Here are my two cent worth contribution on why China India border is dominating some TV news channels.
One, China is still relatively unknown to most Indians, quite unlike our other neighbours, and that makes it an easy target. For instance, Pakistan and its many non-state actors are a known devil, so whatever price they make us pay every time we are at the receiving end of their firework, we soldier on. There is very little personal animosity between ordinary people on both side of the Indo-Pak border. On the other hand, historically and socially, China has always been on the periphery of awareness for most Indians, and the Himalayan range only reinforced that perception.
Shekhar Gupta writes in his weekly column in
Indian Express, that the defeat of the Indian army in the 1962 war at the hands of the Chinese in the Indian north-east may have scarred the Indian psyche for generations. So today, the little known China, coupled with the trauma of 1962 are casting a shadow on the reality of Sino-India relationship in 2009.

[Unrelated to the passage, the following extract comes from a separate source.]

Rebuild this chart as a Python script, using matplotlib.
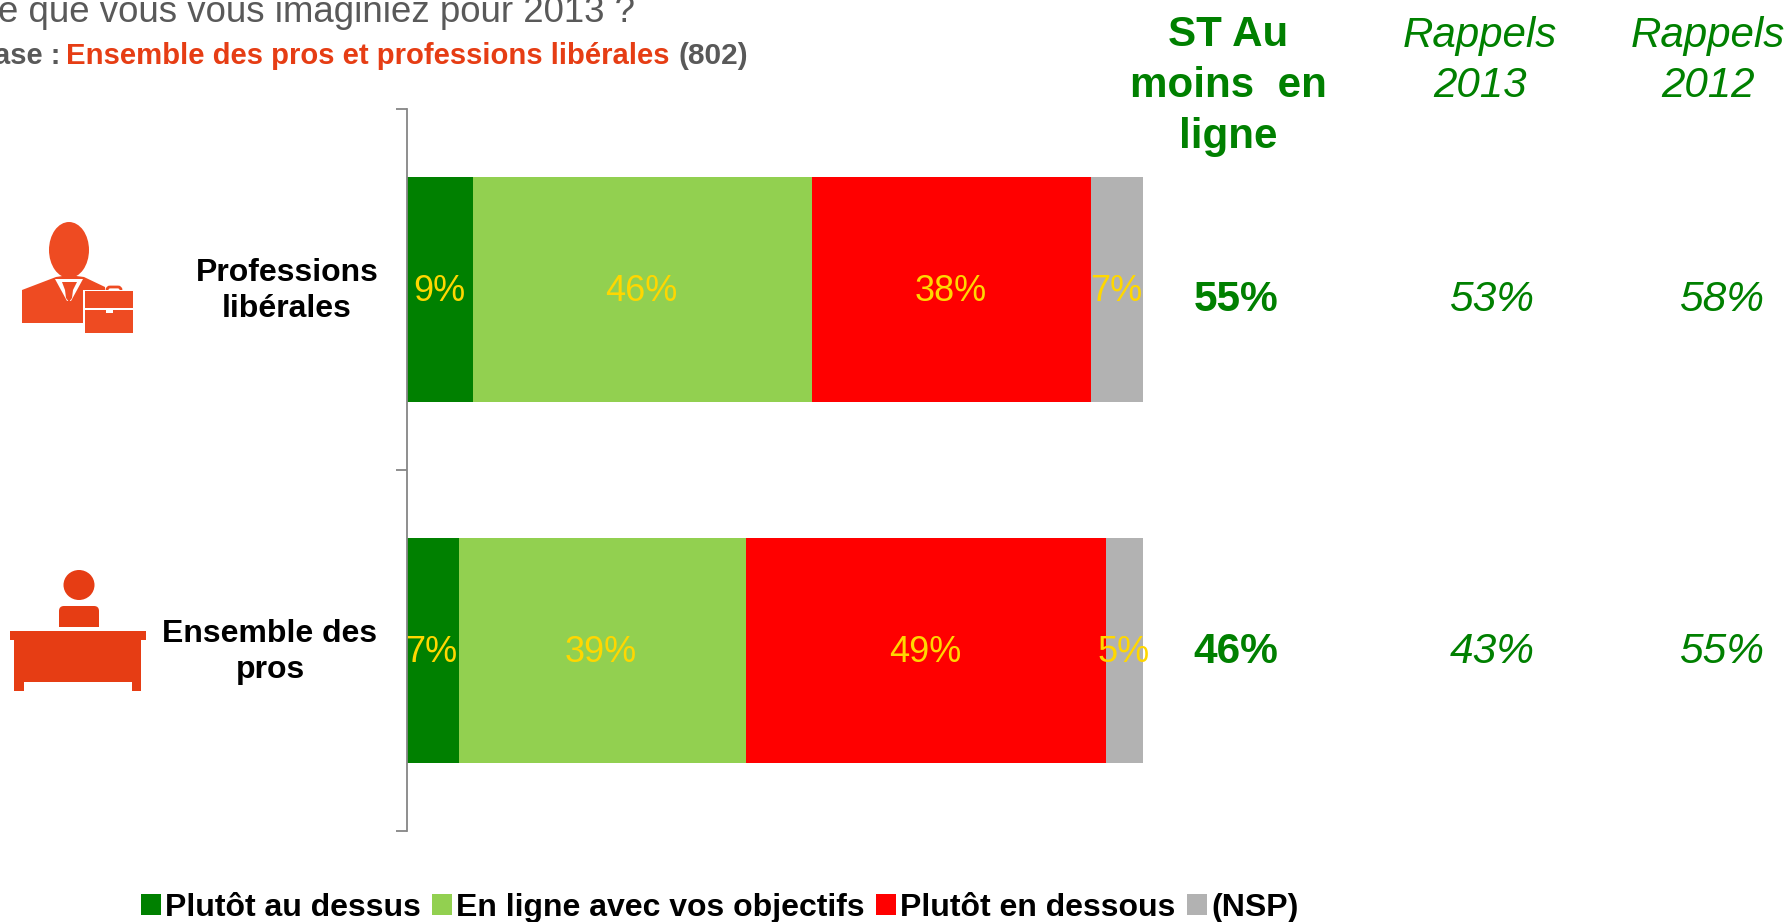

Secondly, like the Bollywood films which seem forever eager to try and capitalize on any prevailing popular perceptions, there are some in the Indian media who think they now have an opportunity to try and leverage the Chinese dragon. In an economic slowdown, the competition among news channels for higher TRPs have become hot, and what better than a T20 thriller between China and India. The channels had a field day predicting a close election, when it was anything but that. Then it was the Swine flu, with running commentary on deaths triggering a panic. Then the monsoon or its failure, and the media descended like vultures at the prospect of picking at the worst drought in a century. And now it is time for a China India to face off, a battle has been joined with hardly anyone from the media actually visiting the border. Wait for the next media sponsored breaking news event. Far from being the messenger, the television channels seem to want to create news! Welcome to the media war in the information age.
Nevertheless, a war of words on TV channels is far more tolerable than any exchange of artillery between the armies.